Sanders rushed for 325 yards as a freshman in 1986 and 622 as a sophomore in 1987 before having arguably the best season for a running back in NCAA history in 1988. Sanders set many records that still stand, among them his 2,628 yards rushing, his 238.9 yards rushing per game and 37 rushing touchdowns.

And those numbers don't include his 222-yard, five-touchdown performance in Oklahoma State's 62-14 win over Wyoming in the Holiday Bowl that capped a 10-2 season for a team that finished No. 11 in the final poll with losses to perennial powers Nebraska and Oklahoma.

The NCAA in 2002 began counting bowl statistics for its official records but despite repeated requests the governing body has yet to retroactively count bowl statistics for games prior to 2002.

"That year started in typical Barry fashion," Gardner said. "He opened the season with a kickoff return for a touchdown and every game he was just spectacular all season long."

Sanders rushed for 174 or more yards in all 12 games in which he played as a senior, including four games of 300 or more yards rushing. He also scored two or more touchdowns in each game, including three games with five touchdowns apiece.

"In college, we had a good offensive line but not a great one," said Gardner, who was Oklahoma State's defensive line coach from 1983 to 1985 and a tight ends coach from 1986 to 1989. "You just couldn't tackle Barry. He was just phenomenal as far as making reads on blocks and cuts.
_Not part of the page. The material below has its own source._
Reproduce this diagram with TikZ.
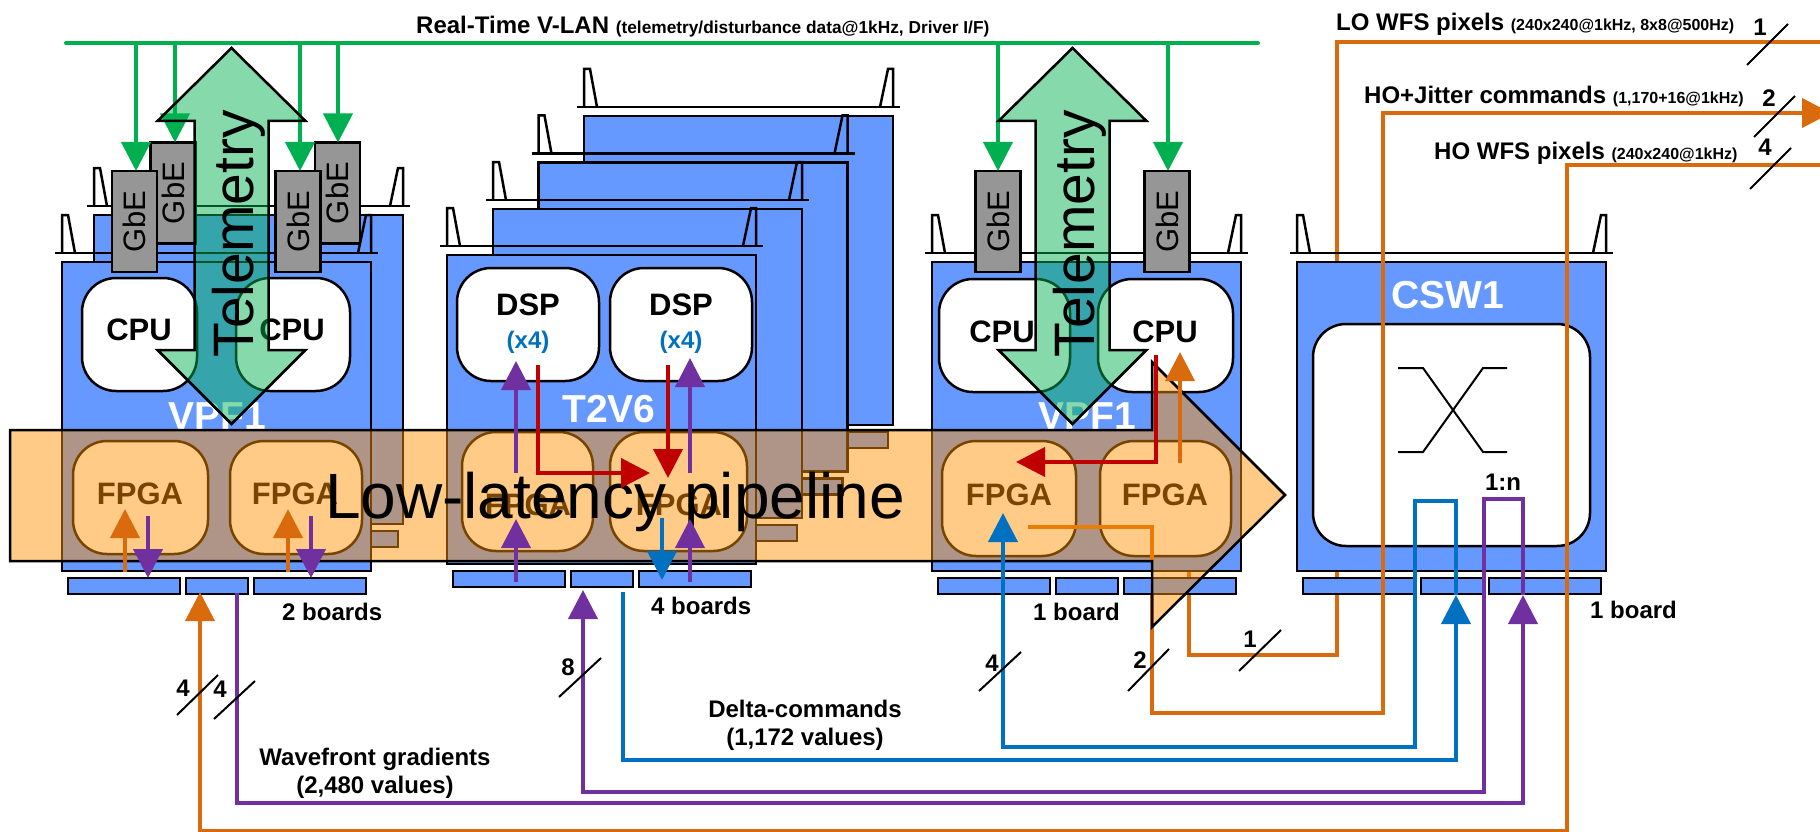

And, as hard a turns as he made, he never had a problem with a knee or anything like that."

Two years after Sanders' final season, Gardner returned "home" to coach at Hunter Huss in 1990.

A 1976 Burns High graduate where he was a record-setting quarterback and a 1980 Lenoir-Rhyne graduate where he played tight end, Gardner was a Huss assistant coach from 1990 to 1996 before becoming the school's longest-tenured head coach from 1997 to 2013. Since 2014, Gardner has been the Huskies' athletic director.

The No. 3 overall pick of the 1989 draft by the Detroit Lions, Sanders was a Pro Bowl selection and first- or second-team All-Pro for all 10 years of his NFL career that lasted from 1989 to 1998. Sanders, whose 15,269 career rushing total is third all-time in NFL history and trails only Emmitt Smith and Walter Payton, was a first-ballot Pro Football Hall of Fame selection in 2004.

"Barry was just a unique kid with a unique family," Gardner said. "His dad was a character. And he had a very nice mother. When I left (Oklahoma State) and he was in the NFL, we might've talked once or twice a year. But, like I said, I'll alway cherish the memories of the times I had with him.

"He was certainly as special a player as we've ever seen."